On Tue, Aug 9, 2022 at 12:08 PM Eric W. Biederman ebiederm@xmission.com wrote:
Paul Moore paul@paul-moore.com writes:
On Mon, Aug 8, 2022 at 3:43 PM Eric W. Biederman ebiederm@xmission.com wrote:
"Eric W. Biederman" ebiederm@xmission.com writes:
Paul Moore paul@paul-moore.com writes:
I did provide constructive feedback. My feedback to his problem was to address the real problem of bugs in the kernel.
We've heard from several people who have use cases which require adding LSM-level access controls and observability to user namespace creation. This is the problem we are trying to solve here; if you do not like the approach proposed in this patchset please suggest another implementation that allows LSMs visibility into user namespace creation.

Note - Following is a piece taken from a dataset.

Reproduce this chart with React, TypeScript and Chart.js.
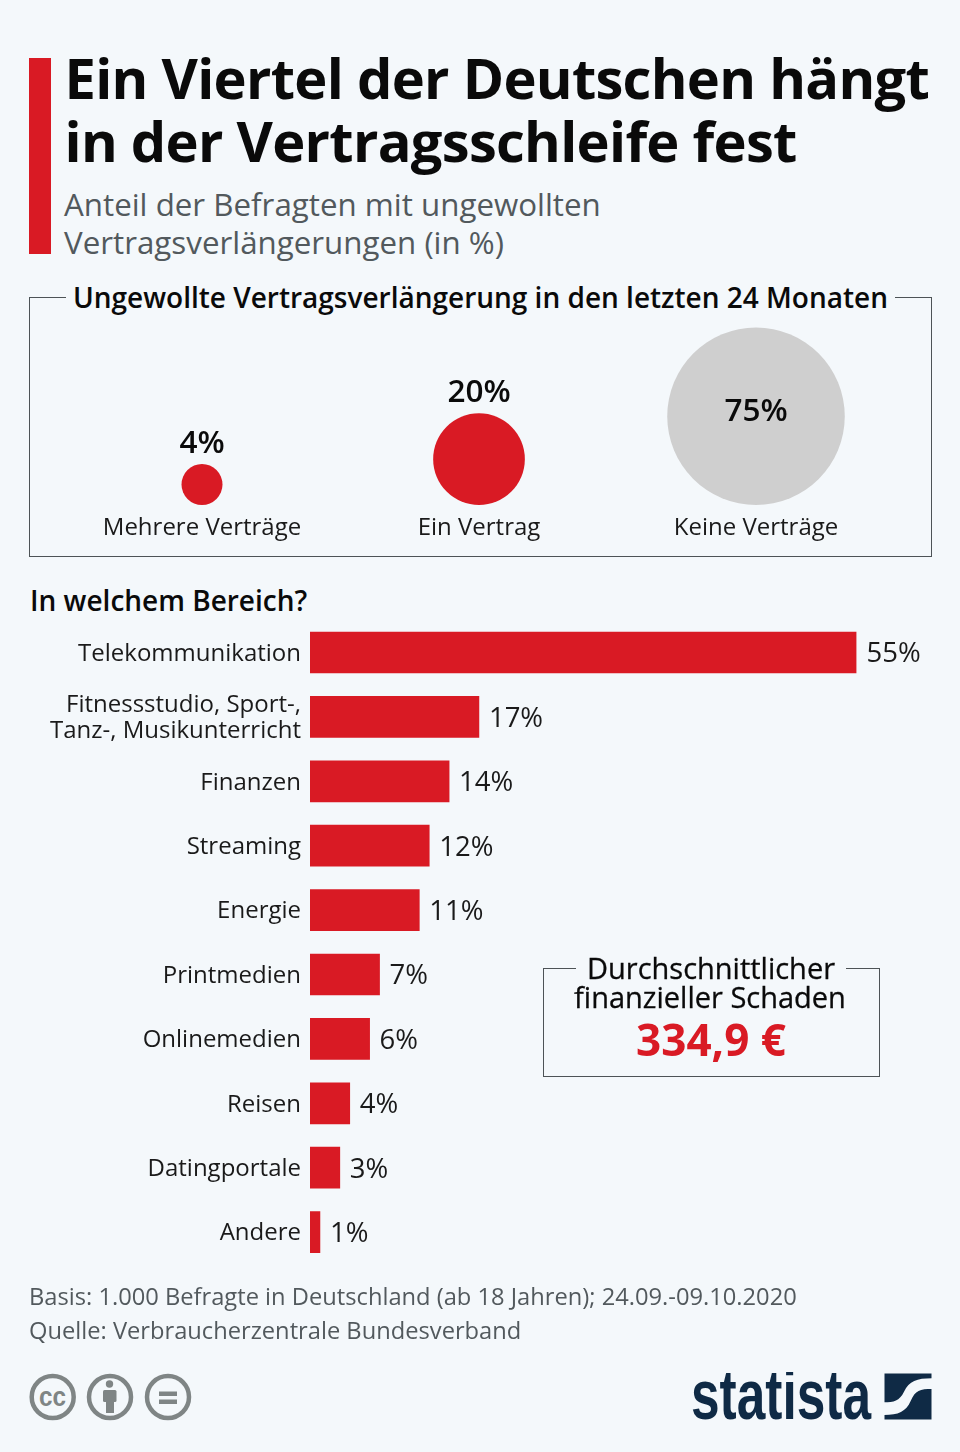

Please stop, ignoring my feedback, not detailing what problem or problems you are actually trying to be solved, and threatening to merge code into files that I maintain that has the express purpose of breaking my users.
You just artificially constrained the problems, so that no other solution is acceptable. On that basis alone I am object to this whole approach to steam roll over me and my code.
If you want an example of what kind of harm it can cause to introduce a failure where no failure was before I invite you to look at what happened with sendmail when setuid was modified to fail, when changing the user of a process would cause RLIMIT_NPROC to be exceeded.
I think we are all familiar with the sendmail capabilities bug and the others like it, but using that as an excuse to block additional access controls seems very weak. The Linux Kernel is very different from when the sendmail bug hit (what was that, ~20 years ago?), with advancements in capabilities and other discretionary controls, as well as mandatory access controls which have enabled Linux to be certified through a number of third party security evaluations.
If you are familiar with scenarios like that then why is there not being due diligence performed to ensure that userspace won't break?
What level of due diligence would satisfy you Eric? This feels very much like an unbounded ask that can be used to permanently block any effort to add any form of additional access control around user namespace creation. If that isn't the case, and this request is being made in good faith, please elaborate on what you believe would be sufficient analysis of this patch?
Personally, the fact that the fork()/clone() variants and the unshare() syscall all can fail and return error codes to userspace seems like a reasonable level of safety. If userspace is currently ignoring the return values of fork/clone/unshare that is a problem independent of this patchset. Even looking at the existing create_user_ns() function shows several cases where the user namespace code can forcibly error out due to access controls, memory pressure, etc. I also see that additional restrictions were put on user namespace creation after it was introduced, e.g. the chroot restriction; I'm assuming that didn't break "your" users? If you can describe the analysis you did on that change, perhaps we can do the same for this patchset and call it sufficient, yes?
I am not arguing that what you are proposing is that bad but unexpected failures cause real problems, and at a minimum that needs a better response than: "There is at least one user that wants a failure here".
Let me fix that for you: "There are multiple users who want to have better visibility and access control for user namespace creation."
Visibility sure. Design a proper hook for that. All the proposed hook can do is print an audit message. It can't allocate or manage any state as there is not the corresponding hook when a user namespace is freed. So the proposed hook is not appropriate for increasing visibility.
Auditing very much increases visibility. Look at what the BPF LSM can do, observability is one of its primary goals.
Access control. Not a chance unless it is carefully designed and reviewed.
See the above. The relevant syscalls already have the risk of failure, if userspace is assuming fork/clone/unshare/etc. will never fail then that application is broken independent of this discussion.